## Collection entries
##############################
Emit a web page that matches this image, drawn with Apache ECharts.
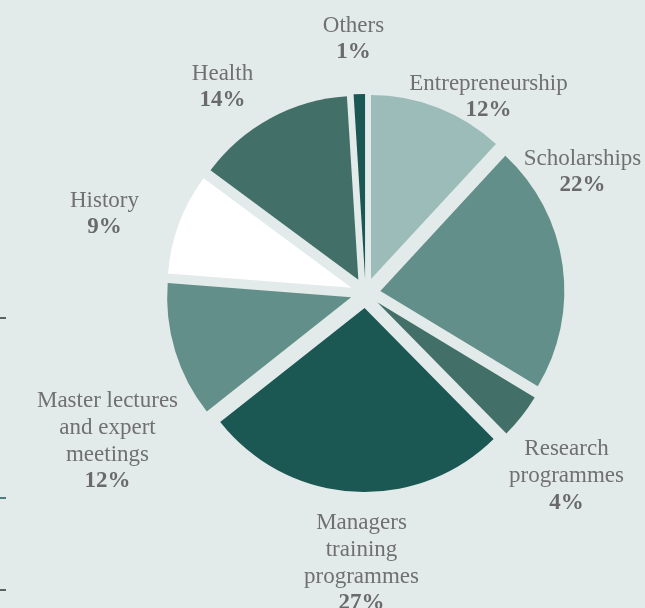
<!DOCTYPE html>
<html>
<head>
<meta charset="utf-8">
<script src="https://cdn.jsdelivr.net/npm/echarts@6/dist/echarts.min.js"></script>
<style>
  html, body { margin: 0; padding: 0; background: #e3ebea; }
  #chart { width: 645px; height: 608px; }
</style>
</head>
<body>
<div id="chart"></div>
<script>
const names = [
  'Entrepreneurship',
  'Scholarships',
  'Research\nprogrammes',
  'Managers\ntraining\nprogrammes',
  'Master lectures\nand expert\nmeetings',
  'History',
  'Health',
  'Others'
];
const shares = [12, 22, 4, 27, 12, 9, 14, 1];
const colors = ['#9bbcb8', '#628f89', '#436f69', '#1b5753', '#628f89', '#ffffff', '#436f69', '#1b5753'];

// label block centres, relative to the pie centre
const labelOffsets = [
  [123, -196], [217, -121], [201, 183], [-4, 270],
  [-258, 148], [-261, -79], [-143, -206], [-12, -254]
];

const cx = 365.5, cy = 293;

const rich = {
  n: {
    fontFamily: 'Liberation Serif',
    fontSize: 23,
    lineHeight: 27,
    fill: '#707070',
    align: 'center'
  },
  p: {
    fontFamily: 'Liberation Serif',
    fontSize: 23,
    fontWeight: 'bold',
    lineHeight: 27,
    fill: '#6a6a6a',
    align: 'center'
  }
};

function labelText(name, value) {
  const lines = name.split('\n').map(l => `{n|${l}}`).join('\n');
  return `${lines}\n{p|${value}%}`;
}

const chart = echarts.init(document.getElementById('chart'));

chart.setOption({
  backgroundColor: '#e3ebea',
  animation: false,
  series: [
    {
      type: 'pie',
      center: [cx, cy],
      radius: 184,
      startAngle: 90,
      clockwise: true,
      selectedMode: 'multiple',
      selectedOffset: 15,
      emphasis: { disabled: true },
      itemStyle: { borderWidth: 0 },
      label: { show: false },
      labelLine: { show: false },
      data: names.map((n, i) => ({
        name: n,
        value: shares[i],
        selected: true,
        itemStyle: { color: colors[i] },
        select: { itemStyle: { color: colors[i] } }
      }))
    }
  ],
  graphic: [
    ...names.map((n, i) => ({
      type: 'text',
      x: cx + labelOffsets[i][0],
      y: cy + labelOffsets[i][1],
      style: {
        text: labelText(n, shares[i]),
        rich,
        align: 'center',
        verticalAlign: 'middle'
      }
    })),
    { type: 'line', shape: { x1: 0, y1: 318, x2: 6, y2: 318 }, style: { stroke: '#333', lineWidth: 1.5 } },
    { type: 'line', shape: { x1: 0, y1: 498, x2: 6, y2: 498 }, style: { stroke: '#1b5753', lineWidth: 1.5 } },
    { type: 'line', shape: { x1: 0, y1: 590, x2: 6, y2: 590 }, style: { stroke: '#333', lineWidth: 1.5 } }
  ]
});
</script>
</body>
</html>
##############################
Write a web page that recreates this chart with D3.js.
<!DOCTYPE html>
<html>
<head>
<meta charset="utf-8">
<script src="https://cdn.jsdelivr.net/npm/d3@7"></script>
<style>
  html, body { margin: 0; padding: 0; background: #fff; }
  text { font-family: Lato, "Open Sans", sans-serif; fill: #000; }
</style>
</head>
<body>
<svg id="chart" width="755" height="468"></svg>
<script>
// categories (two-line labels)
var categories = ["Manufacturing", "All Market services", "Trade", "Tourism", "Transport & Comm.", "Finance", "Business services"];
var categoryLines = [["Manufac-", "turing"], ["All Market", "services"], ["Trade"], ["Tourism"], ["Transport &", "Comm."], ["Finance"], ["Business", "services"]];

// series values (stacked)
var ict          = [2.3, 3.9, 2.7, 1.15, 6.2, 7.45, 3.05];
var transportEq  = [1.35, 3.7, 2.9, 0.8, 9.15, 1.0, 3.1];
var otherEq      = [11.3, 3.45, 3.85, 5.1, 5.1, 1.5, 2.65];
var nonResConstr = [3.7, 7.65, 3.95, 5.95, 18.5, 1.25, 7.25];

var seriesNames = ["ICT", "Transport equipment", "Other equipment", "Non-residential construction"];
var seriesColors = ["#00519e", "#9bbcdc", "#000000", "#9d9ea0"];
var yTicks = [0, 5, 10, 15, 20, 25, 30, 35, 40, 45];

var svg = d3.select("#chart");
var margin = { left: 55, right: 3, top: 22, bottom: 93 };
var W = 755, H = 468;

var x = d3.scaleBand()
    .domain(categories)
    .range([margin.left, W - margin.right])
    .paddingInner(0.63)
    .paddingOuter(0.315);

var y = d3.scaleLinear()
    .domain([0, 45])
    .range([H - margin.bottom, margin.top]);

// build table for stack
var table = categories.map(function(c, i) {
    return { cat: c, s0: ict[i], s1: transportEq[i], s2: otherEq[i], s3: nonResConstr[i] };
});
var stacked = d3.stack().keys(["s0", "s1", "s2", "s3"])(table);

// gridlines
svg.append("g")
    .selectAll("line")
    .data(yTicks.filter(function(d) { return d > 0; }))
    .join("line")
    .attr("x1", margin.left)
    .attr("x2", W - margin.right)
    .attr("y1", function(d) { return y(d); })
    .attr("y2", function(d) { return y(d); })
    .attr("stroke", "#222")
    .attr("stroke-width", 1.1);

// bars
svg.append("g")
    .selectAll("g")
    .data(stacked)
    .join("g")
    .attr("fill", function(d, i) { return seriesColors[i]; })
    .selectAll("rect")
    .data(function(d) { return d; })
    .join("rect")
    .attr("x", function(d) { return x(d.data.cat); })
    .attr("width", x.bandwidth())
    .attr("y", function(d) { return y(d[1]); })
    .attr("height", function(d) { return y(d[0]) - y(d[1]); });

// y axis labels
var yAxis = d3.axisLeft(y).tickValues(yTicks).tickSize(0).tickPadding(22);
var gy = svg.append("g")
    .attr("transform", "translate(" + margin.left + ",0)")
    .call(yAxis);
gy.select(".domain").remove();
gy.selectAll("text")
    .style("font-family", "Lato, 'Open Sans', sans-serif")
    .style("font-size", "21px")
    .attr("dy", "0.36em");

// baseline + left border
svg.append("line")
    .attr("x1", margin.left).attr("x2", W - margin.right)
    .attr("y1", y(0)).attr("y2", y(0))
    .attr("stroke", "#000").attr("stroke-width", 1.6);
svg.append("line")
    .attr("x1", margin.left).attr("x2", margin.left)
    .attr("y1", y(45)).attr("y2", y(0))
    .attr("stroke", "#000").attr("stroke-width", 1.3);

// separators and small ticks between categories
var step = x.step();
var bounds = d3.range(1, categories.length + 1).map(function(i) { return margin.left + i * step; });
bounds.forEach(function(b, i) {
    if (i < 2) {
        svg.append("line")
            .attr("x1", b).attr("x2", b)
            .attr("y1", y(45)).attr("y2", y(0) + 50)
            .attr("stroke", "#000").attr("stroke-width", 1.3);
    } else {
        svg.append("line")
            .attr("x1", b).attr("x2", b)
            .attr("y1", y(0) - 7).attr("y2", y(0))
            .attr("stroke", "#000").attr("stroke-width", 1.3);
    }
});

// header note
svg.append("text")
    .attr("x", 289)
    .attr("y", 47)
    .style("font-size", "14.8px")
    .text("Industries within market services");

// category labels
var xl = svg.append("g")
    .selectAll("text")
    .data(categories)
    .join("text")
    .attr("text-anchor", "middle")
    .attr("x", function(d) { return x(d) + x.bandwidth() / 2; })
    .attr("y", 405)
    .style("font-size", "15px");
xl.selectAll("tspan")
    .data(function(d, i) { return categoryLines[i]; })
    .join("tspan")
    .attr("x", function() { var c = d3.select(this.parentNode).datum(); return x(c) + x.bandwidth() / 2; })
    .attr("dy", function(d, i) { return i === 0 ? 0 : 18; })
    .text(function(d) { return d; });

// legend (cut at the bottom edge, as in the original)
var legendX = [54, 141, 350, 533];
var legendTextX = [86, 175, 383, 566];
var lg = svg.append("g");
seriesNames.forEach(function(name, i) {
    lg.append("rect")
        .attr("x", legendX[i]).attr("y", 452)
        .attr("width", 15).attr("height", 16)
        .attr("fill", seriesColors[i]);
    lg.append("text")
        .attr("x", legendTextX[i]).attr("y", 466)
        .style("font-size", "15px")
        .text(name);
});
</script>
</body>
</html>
##############################
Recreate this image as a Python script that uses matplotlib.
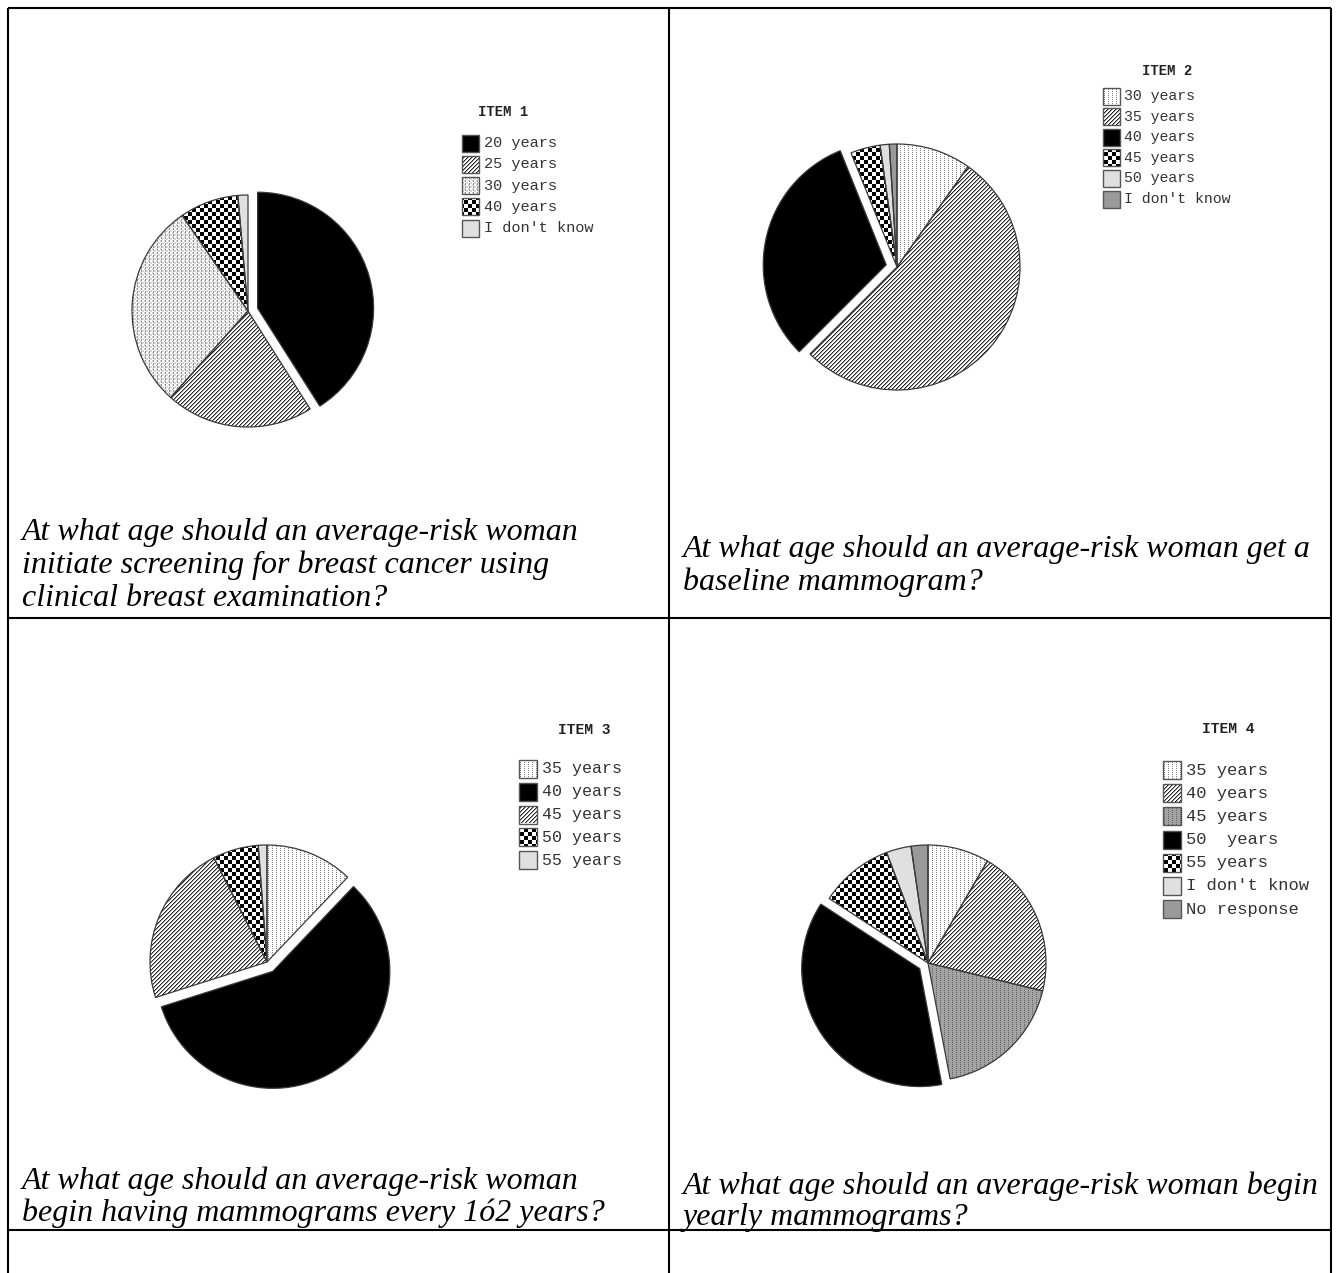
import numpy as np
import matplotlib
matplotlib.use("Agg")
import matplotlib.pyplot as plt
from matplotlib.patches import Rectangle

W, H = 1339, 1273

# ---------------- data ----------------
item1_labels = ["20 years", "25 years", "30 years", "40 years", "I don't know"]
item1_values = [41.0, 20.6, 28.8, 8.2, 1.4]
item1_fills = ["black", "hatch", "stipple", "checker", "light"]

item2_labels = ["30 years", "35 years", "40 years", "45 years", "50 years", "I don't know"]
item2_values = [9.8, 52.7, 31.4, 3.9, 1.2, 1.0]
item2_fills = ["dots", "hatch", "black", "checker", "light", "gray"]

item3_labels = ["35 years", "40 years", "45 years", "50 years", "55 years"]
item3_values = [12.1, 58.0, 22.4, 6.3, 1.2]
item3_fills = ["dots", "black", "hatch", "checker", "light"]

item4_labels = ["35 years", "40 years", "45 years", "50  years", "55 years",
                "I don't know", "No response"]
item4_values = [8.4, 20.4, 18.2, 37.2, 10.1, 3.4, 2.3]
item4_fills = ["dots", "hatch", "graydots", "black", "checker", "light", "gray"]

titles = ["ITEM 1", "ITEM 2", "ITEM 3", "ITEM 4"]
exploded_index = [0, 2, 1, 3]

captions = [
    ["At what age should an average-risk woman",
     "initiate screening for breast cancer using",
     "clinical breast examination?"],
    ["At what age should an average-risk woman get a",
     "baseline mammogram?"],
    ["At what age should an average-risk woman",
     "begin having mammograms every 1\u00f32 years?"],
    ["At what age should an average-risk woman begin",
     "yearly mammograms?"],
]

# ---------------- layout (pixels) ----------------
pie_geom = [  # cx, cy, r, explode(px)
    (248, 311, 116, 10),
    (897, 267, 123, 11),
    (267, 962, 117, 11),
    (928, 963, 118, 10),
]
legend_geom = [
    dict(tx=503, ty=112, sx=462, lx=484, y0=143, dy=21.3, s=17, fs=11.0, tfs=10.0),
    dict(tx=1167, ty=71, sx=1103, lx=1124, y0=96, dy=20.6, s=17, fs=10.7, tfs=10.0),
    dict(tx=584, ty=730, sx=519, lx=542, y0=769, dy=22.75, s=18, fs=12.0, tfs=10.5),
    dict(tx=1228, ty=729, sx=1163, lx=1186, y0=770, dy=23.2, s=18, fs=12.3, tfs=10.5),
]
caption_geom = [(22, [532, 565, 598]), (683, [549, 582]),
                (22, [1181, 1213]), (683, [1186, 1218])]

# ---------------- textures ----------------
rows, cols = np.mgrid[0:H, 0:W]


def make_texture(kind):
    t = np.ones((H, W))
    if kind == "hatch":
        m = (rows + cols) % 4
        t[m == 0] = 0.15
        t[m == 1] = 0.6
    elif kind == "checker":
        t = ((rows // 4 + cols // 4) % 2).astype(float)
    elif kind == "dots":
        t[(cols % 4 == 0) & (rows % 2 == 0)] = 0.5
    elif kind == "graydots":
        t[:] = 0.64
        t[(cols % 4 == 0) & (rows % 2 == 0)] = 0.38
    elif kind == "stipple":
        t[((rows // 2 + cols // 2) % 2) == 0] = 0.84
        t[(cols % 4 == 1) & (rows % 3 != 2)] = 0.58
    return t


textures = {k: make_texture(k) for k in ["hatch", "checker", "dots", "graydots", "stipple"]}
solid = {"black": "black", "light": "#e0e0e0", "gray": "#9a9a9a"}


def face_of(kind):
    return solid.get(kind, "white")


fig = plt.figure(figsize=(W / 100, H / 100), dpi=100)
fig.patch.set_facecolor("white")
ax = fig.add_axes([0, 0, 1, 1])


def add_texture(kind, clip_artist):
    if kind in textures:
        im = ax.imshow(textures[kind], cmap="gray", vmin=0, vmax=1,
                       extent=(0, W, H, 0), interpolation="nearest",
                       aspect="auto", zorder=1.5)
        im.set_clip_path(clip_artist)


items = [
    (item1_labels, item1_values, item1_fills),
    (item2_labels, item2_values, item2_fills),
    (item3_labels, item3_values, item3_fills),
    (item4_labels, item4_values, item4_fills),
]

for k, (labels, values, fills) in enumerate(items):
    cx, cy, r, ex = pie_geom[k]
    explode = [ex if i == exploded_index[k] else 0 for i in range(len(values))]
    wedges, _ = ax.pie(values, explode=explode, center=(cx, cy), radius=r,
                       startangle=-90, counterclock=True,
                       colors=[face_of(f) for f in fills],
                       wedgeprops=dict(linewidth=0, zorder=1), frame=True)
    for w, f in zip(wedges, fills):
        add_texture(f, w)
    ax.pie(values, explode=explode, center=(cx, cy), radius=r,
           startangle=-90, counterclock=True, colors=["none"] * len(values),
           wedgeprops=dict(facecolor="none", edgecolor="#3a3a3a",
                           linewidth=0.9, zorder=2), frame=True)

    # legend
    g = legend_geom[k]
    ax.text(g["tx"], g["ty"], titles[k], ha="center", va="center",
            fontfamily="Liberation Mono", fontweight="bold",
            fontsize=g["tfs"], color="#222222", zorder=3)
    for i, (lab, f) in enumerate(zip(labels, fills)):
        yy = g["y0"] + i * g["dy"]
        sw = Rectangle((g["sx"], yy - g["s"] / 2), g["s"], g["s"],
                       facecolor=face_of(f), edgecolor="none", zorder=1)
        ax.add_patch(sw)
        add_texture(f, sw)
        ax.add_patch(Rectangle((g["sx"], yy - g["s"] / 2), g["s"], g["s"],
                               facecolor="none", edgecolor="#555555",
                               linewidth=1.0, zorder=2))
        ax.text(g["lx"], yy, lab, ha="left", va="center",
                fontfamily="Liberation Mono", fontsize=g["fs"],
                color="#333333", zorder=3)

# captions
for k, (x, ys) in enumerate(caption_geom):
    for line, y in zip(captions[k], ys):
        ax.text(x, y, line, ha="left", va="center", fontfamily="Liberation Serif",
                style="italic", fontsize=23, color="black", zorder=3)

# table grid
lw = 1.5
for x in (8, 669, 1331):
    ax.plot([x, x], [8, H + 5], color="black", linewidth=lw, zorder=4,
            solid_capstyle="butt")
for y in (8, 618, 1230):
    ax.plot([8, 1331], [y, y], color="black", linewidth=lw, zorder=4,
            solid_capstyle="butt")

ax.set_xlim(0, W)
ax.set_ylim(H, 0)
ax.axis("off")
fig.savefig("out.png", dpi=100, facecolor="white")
##############################
## Required task
Copy every line from the records above that contains the word "script".

## Response
<script src="https://cdn.jsdelivr.net/npm/echarts@6/dist/echarts.min.js"></script>
<script>
</script>
<script src="https://cdn.jsdelivr.net/npm/d3@7"></script>
<script>
</script>
Recreate this image as a Python script that uses matplotlib.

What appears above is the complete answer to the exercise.